おひとり1回分の窓口負担では上限額を超えない場合でも、複数の受信や、同じ世帯にいるほかの方(同じ医療保険に加入している必要がある)の受信について、窓口でそれぞれがお支払いした自己負担額を1か月単位で合算することができます。
その合算額が一定額を超えていれば、超えた分を高額療養費として支給されます。
※ただし、69歳以下の受信については、2万1千円以上の自己負担のみ合算されます。
多数回該当
過去12か月に3回以上、上限額に達した場合には、4回目から「多数回」該当となり、上限額が下がります。
高額療養費の支給申請
高額療養費の支給申請については、自身が加入している公的医療保険(健康保険組合、協会けんぽの都道府県支部、市町村国保、後期高齢者医療制度、共済組合など医療保険)に高額療養費の支給申請書を提出または郵送することで支給が受けることができます。病院などの領収書の添付を求められることもあります。

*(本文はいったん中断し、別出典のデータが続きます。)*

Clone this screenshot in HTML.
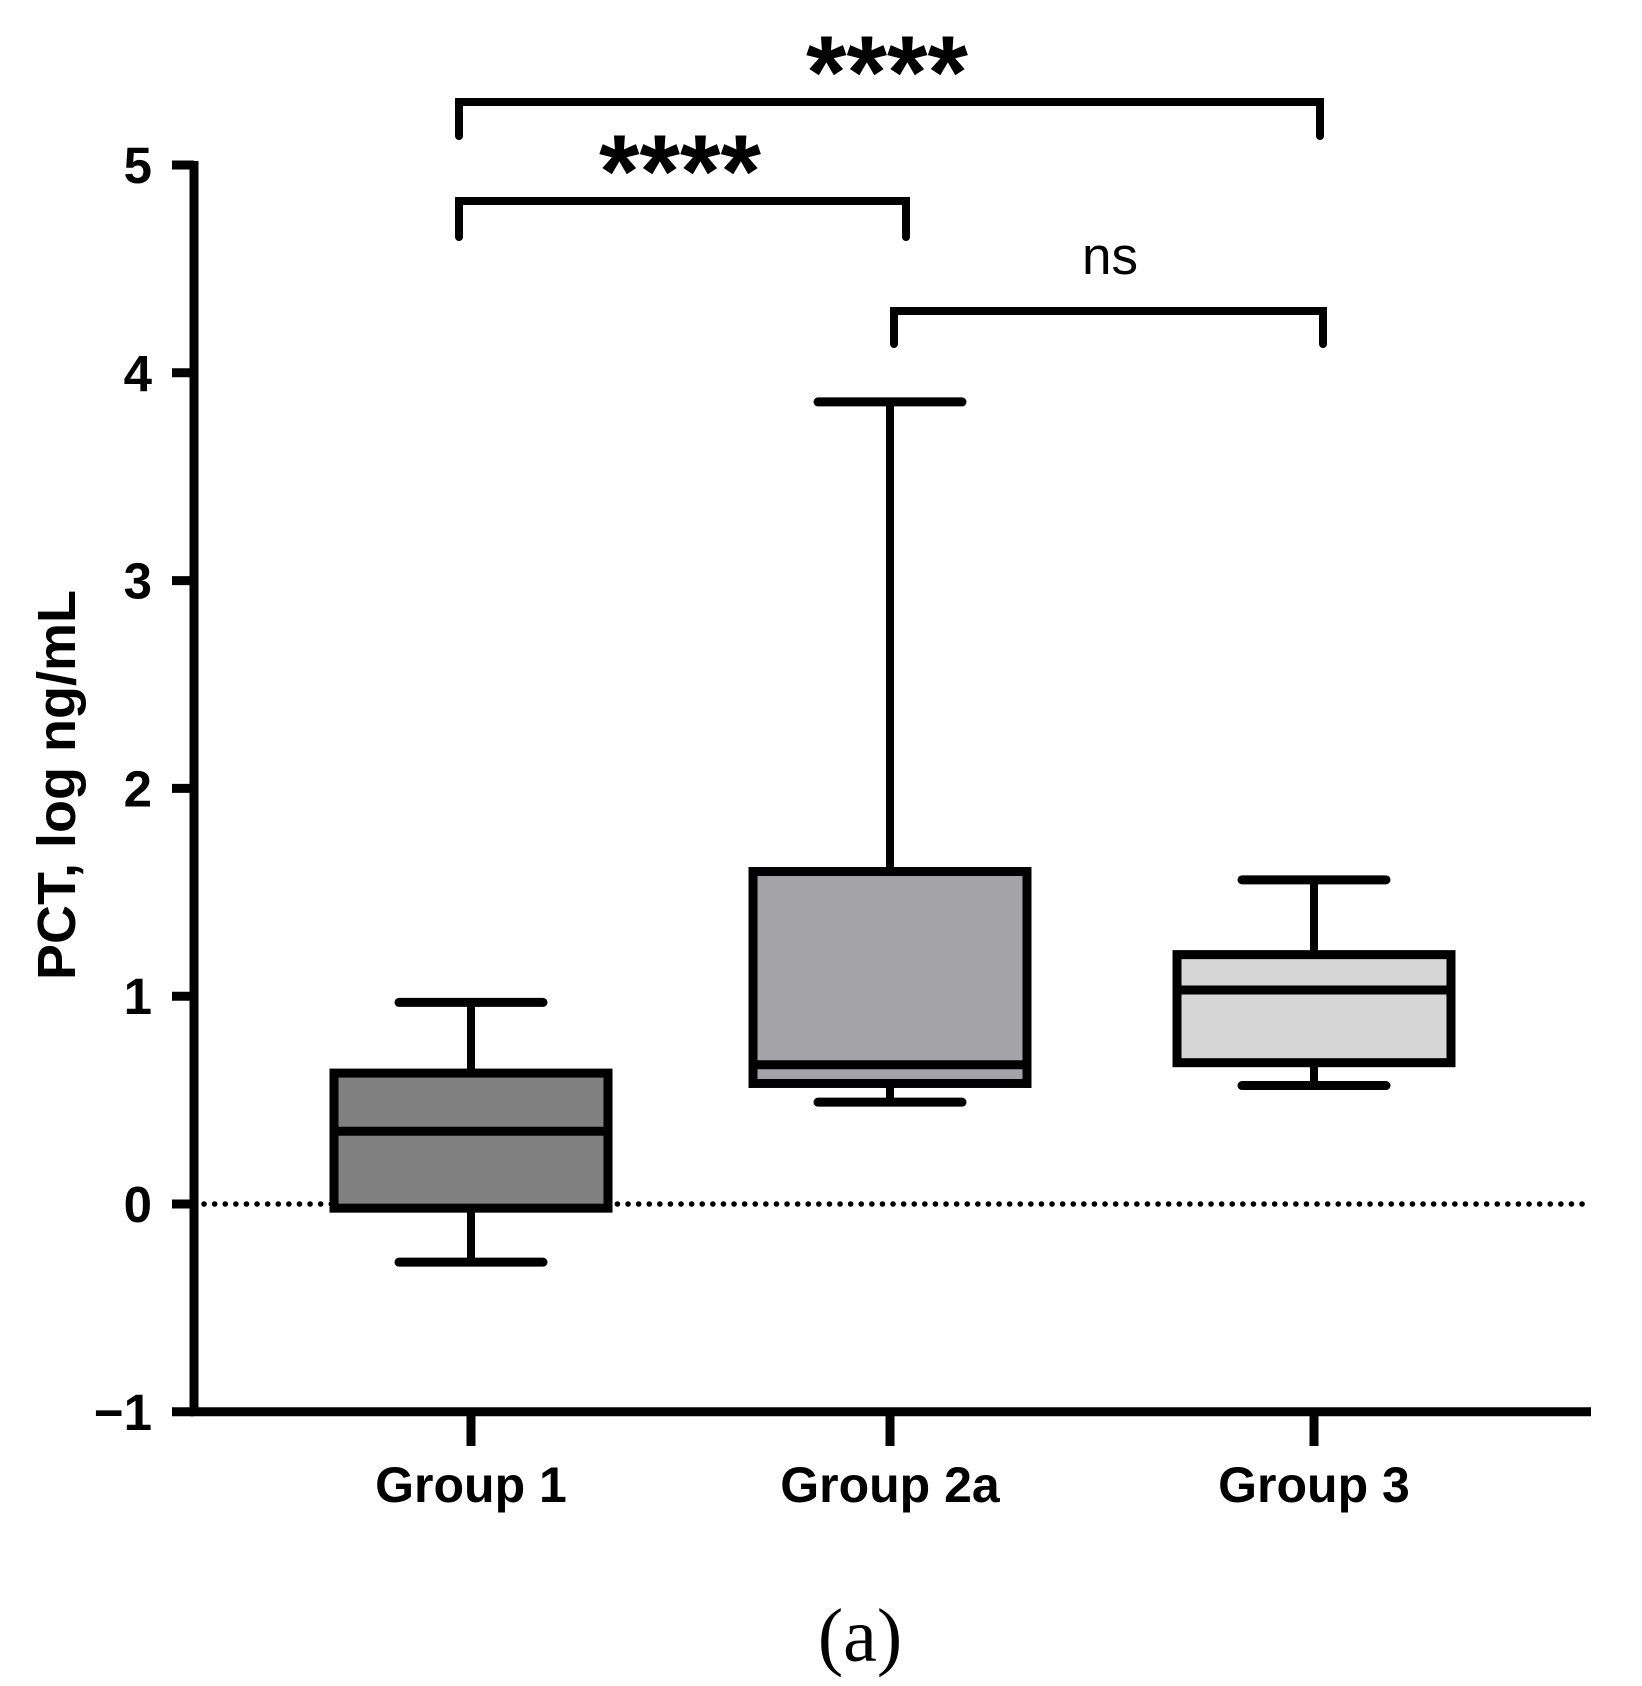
<!DOCTYPE html>
<html><head><meta charset="utf-8"><style>
html,body{margin:0;padding:0;background:#fff;}
svg{display:block;}
text{font-family:"Liberation Sans",Arial,sans-serif;}
</style></head><body>
<svg id="chart" width="1642" height="1686" viewBox="0 0 1642 1686" xmlns="http://www.w3.org/2000/svg">
<g id="plot"></g>
</svg>
<script>
const categories = ["Group 1", "Group 2a", "Group 3"];
const whiskerLow = [-0.28, 0.49, 0.57];
const q1Values = [-0.02, 0.58, 0.68];
const medianValues = [0.35, 0.67, 1.03];
const q3Values = [0.63, 1.60, 1.20];
const whiskerHigh = [0.97, 3.86, 1.56];
const fills = ["#808080", "#a4a3a8", "#d6d6d6"];
const yTicks = [-1, 0, 1, 2, 3, 4, 5];
const yTickLabels = ["\u22121", "0", "1", "2", "3", "4", "5"];

const NS = "http://www.w3.org/2000/svg";
const g = document.getElementById("plot");
const Y0 = 1204, UNIT = 207.8;
function y(v){ return Y0 - v * UNIT; }
const xCenters = [471, 890, 1314];
function x(i){ return xCenters[i]; }
const BOX_HALF = 137, CAP_HALF = 72;

function el(tag, attrs, parent){
  const e = document.createElementNS(NS, tag);
  for (const k in attrs) e.setAttribute(k, attrs[k]);
  (parent || g).appendChild(e);
  return e;
}

const zl = el("line", {x1: 204, x2: 1591, y1: y(0), y2: y(0), stroke: "#000", "stroke-width": 5.5, "stroke-dasharray": "0.1 10.5", "stroke-linecap": "round"});



const ya = el("line", {x1: 194, x2: 194, y1: y(5) - 4, y2: y(-1) + 4, stroke: "#000", "stroke-width": 9});


const xa = el("line", {x1: 190, x2: 1591, y1: y(-1), y2: y(-1), stroke: "#000", "stroke-width": 9});



yTicks.forEach((t, i) => {
  const tk = el("line", {x1: 172, x2: 194, y1: y(t), y2: y(t), stroke: "#000", "stroke-width": 9});
  
  
  const lb = el("text", {x: 152, y: y(t) + 18, "text-anchor": "end", "font-size": 51, "font-weight": "bold", fill: "#000"});
  lb.textContent = yTickLabels[i];
  
  
});

categories.forEach((c, i) => {
  const tk = el("line", {x1: x(i), x2: x(i), y1: y(-1), y2: 1446, stroke: "#000", "stroke-width": 9});
  
  
  const lb = el("text", {x: x(i), y: 1502, "text-anchor": "middle", "font-size": 50, "font-weight": "bold", fill: "#000"});
  lb.textContent = c;
  
  

  const wl = el("line", {x1: x(i), x2: x(i), y1: y(whiskerLow[i]), y2: y(whiskerHigh[i]), stroke: "#000", "stroke-width": 8});
  
  
  [whiskerLow[i], whiskerHigh[i]].forEach(v => {
    const cap = el("line", {x1: x(i) - CAP_HALF, x2: x(i) + CAP_HALF, y1: y(v), y2: y(v), stroke: "#000", "stroke-width": 9, "stroke-linecap": "round"});
    
    
  });
  const bx = el("rect", {x: x(i) - BOX_HALF, y: y(q3Values[i]), width: BOX_HALF * 2, height: y(q1Values[i]) - y(q3Values[i]), fill: fills[i], stroke: "#000", "stroke-width": 9});
  
  
  const md = el("line", {x1: x(i) - BOX_HALF, x2: x(i) + BOX_HALF, y1: y(medianValues[i]), y2: y(medianValues[i]), stroke: "#000", "stroke-width": 9});
  
  
});

const yt = el("text", {x: 0, y: 0, transform: "translate(75,785) rotate(-90)", "text-anchor": "middle", "font-size": 54, "font-weight": "bold", fill: "#000"});
yt.textContent = "PCT, log ng/mL";



function bracket(x1, x2, yTop, yBot, label, lx, ly, bold, size, name){
  const p = el("path", {d: `M${x1},${yBot} L${x1},${yTop} L${x2},${yTop} L${x2},${yBot}`, fill: "none", stroke: "#000", "stroke-width": 8, "stroke-linecap": "round"});
  
  
  const t = el("text", {x: lx, y: ly, "text-anchor": "middle", "font-size": size, "font-weight": bold ? "bold" : "normal", fill: "#000"});
  t.textContent = label;
  
  
}
bracket(459, 1320, 102, 136, "****", 887, 108, true, 104, "bracket-group1-group3");
bracket(459, 906, 201, 237, "****", 680, 207, true, 104, "bracket-group1-group2a");
bracket(894, 1323, 311, 344, "ns", 1110, 274, false, 53, "bracket-group2a-group3");

const pl = el("text", {x: 860, y: 1661, "text-anchor": "middle", "font-size": 76, fill: "#000", style: 'font-family:"Liberation Serif",serif'});
pl.textContent = "(a)";


</script>
</body></html>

加入している医療保険によっては、「支給対象となります」と支給申請を勧めたり、さらには自動的に高額療養費を口座に振り込んでく入れるところもあります。
なお、どの医療保険に加入しているかは、保険証(正式んいは被保険者証)の表面にて確認でください。
支給対象
保険適用される診療に対して、患者が支払った自己負担額が対象となります。
医療にかからない場合でも必要となる「食費」、「居住費」、患者の希望によってサービスを受ける「差額ベッド代」、「先進医療にかかる費用」などは高額療養費の対象となりません。
申請してから支給されるまで少なくとも受信した月から3か月程度はかかります。
ちなみに高額療養費の支給を受ける権利の消滅時効は診療をうけた月の翌月の初日から2年です。
したがって、この2年間の消滅時効にかかっていない高額療養費であれば、過去にさかのぼって支給申請することができます。
負担の上限額について
高額療養費では、各医療保険で共通の負担の上限が設定されています。
ただし、健康保険組合には組合独自の「付加給付」としてこの共通額よりも低い負担の上限額を設定しているところもあります。
また、自治体によっては、独自の医療費助成制度があり、医療機関の窓口での支払額が高額療養費の負担の上限より低くなる場合があります。詳しくは、加入している医療保険やお住いの自治体に確認ください。
かかっている病気によって負担の上限は変わり暗線が、血友病、人工透析およびHIVといった非常に高額な治療を長期間にわたって継続しなければならない方について、高額療養費の支給の特例が設けられています。
この特例措置が適用されると、原則として、負担の上限は月額1万円となります。
最後に
私も、息子を出産する前の臨月の段階で、歩行不良になって出産までの約1か月間入院したときに
この「高額療養費」と「出産育児一時金の直接支払制度」を利用して、自己負担額を抑えました。